Using carefully selected stones weighing up to 33 pounds, the chimps pound

the tough shell of the panda nut to extract a high-energy kernel that is an

important part of the animal's diet, researchers report Friday in the journal

Science.

 

''It is a very skillful behavior that takes up to seven years for them to

learn,'' said Melissa Panger, a George Washington University researcher and

co-author of the study. ''It looks easy, but if you sit down and try it is a

very difficult task.''

 

The panda nuts fall to the ground inside an outer husk. Inside the husk is a

golfball-sized nut covered by a shell that can require up to a ton of

pressure to break open. Yet, if the animals pound too hard, the nut shatters

and is inedible, Panger said.

 

''What is remarkable is that they are controlling the force precisely,'' she

added.

 

Inside the shell are three nutritious kernels. During nut-smashing season,

some chimps spend two or three hours a day opening as many as 100 panda nuts.

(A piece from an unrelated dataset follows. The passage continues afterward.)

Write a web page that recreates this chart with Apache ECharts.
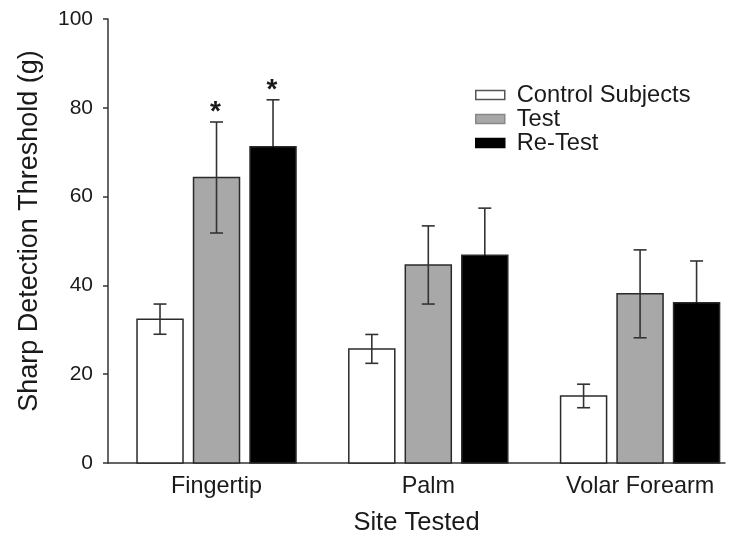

The nuts can provide up to 3,000 calories a day, researchers said.

 

The chimps establish nut-cracking stations, usually centered on a battered

root of a hardwood tree that they use as an anvil.

 

Panger said the chimps leave the hammer stones beside the anvils and some of

the tools have apparently been used for generations. Some animals have been

seen carrying pounding stones from one anvil to another, just as a repairman

might carry tools from place to place, she said.

 

Nut cracking demonstrates a degree of sophisticated learning because it

required the animals to select hammer stones at a distant rock outcropping

and then carry them to the anvil. Panger said selection of the stones

requires some thought by the chimps: The crude hammers have to be flat on one

side, heavy enough to smash the nuts and have a place to grasp.

 

''They have to use it without crushing their fingers,'' said Panger. ''Some

of these hammers have been used so many times that they have deep pits,

suggesting that they have been used for many generations, over and over

again.''

 

Mothers teach their children to bang on nuts, and some young chimps have been

seen hitting nuts with smaller stones, imitating their parent.

 

The researchers said the nut-smashing technique is known to only some bands

of West African chimpanzees. It has not been seen among chimps in central

Africa, although the apes there have nuts and stones available to them.

 

This suggests that nut smashing is a cultural, learned behavior that has not

spread widely among the apes.

 

''There has to be knowledge of the size and hardness of the rock,'' said

Julio Mercader, another George Washington University researcher and the first

author of the study. ''And that knowledge is transmitted from chimp to chimp

and from generation to generation.''

 

In their research, Mercader and Panger used archaeological methods to dig

around an anvil site. They found stone chips that had apparently broken off

stone hammers in past generations. Age dating of deposits at one site showed

that the apes had used it as nut-cracking station for at least 110 years,

Panger said.

 

She said it is likely that early hominids, the direct ancestors of modern

humans, also had nut-cracking sites in Africa and that sharp chips flaking

from the stone hammers may have helped humans learn tool making.

 

''If they were hammering and unintentionally make some of these sharp-edged

flakes, then the leap to making a cutting tool is not as great,'' she said.

 

Robson Bonnichsen, a stone tool expert at Oregon State University in

Corvallis, said humans first began shaping stone tools about 2.5 million

years ago and that chips from that work have a distinctive shape, which

researchers would not confuse with the pieces of stone randomly broken from

stone hammers by chimps.

 

Bonnichsen said the research by Panger, Mercader and their co-author,

Christophe Boesch of Max Planck Institute in Germany, gives important new

insights into tool use by primates.

 

''This is really interesting,'' he said. ''I applaud their work.''

 

AP-NY-05-23-02 1546EDT

 

 

 

Link to comment
Share on other sites

Join the conversation

You are posting as a guest. If you have an account, sign in now to post with your account.
Note: Your post will require moderator approval before it will be visible.

Guest
Reply to this topic...

×   Pasted as rich text.   Paste as plain text instead

  Only 75 emoji are allowed.

×   Your link has been automatically embedded.   Display as a link instead

×   Your previous content has been restored.   Clear editor

×   You cannot paste images directly. Upload or insert images from URL.

Loading...
×
×
  • Create New...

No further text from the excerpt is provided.